» **Task details**: Work through the data below line by line and say how many lines hold "drawn"; give only the number.

» **Material provided**:
-------------------------
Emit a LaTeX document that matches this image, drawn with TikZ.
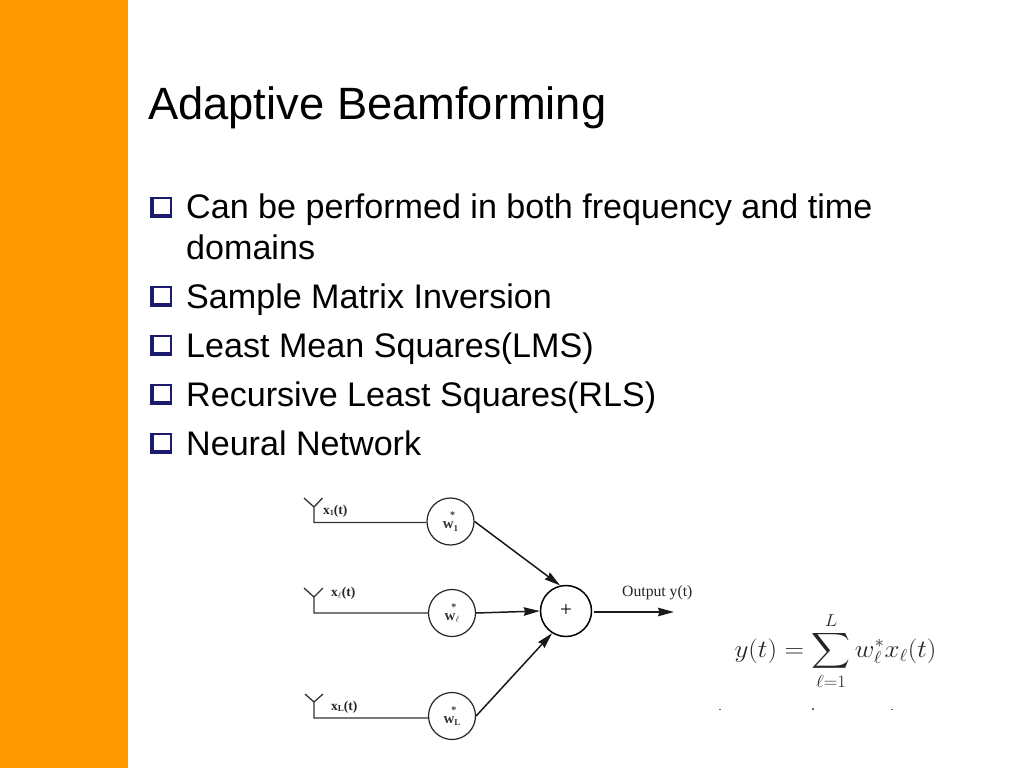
-------------------------
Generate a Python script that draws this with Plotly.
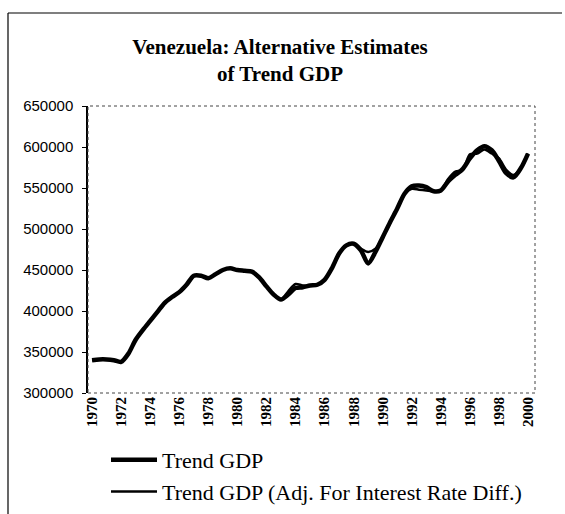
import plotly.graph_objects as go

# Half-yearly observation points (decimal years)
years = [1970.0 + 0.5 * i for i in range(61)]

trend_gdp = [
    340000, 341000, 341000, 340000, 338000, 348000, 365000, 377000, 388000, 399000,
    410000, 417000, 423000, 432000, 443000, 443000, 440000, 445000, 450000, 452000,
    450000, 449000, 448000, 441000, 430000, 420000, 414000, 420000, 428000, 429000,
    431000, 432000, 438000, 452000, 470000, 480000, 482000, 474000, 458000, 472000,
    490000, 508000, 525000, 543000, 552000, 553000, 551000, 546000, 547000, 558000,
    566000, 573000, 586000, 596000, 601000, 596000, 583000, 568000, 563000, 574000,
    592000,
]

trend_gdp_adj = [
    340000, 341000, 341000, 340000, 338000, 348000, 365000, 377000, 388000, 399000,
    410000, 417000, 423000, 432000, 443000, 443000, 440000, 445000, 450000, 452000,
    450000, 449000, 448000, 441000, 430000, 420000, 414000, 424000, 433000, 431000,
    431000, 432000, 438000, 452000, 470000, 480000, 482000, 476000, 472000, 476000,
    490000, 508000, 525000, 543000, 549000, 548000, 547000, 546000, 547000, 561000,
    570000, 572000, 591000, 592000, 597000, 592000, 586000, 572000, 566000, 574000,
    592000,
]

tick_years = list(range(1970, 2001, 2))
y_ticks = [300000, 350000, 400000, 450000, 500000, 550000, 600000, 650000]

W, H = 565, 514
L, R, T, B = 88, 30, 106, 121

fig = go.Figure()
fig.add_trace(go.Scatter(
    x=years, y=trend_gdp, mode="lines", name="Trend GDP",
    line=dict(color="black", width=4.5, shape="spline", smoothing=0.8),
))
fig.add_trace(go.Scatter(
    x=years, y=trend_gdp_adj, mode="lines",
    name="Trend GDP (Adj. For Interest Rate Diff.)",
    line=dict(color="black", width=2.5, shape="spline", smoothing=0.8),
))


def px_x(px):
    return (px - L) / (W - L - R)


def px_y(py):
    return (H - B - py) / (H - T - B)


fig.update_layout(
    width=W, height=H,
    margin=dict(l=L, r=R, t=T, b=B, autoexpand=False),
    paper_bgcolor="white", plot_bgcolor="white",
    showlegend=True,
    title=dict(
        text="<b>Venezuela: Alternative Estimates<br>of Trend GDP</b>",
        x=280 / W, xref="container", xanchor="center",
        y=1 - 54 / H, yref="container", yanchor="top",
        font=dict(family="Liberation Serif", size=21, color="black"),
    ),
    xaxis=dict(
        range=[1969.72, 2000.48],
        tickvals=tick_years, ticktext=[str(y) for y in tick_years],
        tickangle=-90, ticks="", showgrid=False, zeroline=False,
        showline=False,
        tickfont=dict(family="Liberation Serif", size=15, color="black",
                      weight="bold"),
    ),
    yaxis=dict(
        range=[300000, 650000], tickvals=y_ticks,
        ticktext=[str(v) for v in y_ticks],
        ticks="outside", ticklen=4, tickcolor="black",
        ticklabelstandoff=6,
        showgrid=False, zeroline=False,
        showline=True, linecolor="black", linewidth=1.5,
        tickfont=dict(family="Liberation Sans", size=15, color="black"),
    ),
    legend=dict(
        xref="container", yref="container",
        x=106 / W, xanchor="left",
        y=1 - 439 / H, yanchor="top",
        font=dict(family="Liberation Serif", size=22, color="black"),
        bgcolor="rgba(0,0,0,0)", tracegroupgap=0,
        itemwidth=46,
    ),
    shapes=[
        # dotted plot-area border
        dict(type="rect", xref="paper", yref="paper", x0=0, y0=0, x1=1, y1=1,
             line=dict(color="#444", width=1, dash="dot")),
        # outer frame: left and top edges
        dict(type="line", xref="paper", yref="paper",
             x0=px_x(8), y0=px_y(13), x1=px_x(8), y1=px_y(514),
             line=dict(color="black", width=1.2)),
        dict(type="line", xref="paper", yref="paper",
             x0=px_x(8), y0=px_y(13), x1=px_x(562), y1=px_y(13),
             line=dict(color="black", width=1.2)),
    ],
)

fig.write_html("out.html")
-------------------------
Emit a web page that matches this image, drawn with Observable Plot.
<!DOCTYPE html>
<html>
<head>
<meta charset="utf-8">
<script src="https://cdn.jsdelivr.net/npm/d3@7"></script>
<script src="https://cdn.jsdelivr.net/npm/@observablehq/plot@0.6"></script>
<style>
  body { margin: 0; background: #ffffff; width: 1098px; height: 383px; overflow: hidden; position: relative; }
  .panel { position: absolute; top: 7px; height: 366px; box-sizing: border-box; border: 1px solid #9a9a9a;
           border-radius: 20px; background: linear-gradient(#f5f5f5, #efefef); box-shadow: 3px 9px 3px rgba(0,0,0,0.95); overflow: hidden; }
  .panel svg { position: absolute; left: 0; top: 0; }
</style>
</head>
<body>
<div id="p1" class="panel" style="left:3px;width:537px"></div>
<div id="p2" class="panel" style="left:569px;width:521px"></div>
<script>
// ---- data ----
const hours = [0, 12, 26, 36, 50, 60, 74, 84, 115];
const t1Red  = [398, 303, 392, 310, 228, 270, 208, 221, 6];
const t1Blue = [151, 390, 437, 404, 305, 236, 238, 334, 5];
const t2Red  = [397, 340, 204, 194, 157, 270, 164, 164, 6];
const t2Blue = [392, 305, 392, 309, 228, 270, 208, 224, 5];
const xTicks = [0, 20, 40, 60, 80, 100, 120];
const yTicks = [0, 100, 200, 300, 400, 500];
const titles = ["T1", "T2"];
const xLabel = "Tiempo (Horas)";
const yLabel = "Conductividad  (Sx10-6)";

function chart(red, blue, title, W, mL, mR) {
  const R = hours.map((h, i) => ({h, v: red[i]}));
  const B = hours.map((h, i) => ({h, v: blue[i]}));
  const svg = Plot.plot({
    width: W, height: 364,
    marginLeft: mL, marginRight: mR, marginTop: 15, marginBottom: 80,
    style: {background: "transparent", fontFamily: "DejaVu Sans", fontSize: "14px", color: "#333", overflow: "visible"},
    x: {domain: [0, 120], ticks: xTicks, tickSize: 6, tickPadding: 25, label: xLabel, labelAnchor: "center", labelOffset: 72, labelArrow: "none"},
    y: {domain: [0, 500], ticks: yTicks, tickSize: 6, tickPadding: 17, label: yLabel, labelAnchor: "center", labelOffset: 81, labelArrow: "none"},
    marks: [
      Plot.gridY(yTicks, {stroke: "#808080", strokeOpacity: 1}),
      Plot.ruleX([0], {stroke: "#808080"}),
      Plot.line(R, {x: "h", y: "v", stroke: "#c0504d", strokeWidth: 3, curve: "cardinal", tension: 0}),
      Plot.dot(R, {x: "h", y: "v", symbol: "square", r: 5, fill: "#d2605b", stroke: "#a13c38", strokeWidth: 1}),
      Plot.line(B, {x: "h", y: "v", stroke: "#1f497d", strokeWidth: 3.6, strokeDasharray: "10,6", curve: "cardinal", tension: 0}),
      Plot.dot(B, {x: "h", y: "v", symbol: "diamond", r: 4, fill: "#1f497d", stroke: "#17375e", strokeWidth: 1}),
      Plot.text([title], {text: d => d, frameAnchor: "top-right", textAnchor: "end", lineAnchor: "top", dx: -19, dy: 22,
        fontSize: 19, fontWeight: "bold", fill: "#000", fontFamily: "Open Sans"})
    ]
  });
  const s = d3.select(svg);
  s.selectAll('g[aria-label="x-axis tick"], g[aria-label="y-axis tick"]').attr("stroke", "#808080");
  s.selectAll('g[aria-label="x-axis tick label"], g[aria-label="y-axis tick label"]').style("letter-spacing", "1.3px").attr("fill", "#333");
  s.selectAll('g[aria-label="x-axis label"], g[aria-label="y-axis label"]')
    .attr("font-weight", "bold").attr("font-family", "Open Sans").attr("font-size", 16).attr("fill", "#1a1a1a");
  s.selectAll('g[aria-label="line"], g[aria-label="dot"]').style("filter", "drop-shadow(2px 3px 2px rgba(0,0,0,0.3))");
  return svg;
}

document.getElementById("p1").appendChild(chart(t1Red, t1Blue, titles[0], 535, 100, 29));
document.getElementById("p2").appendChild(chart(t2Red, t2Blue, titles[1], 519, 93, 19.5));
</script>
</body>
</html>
-------------------------
» **Full response**: 2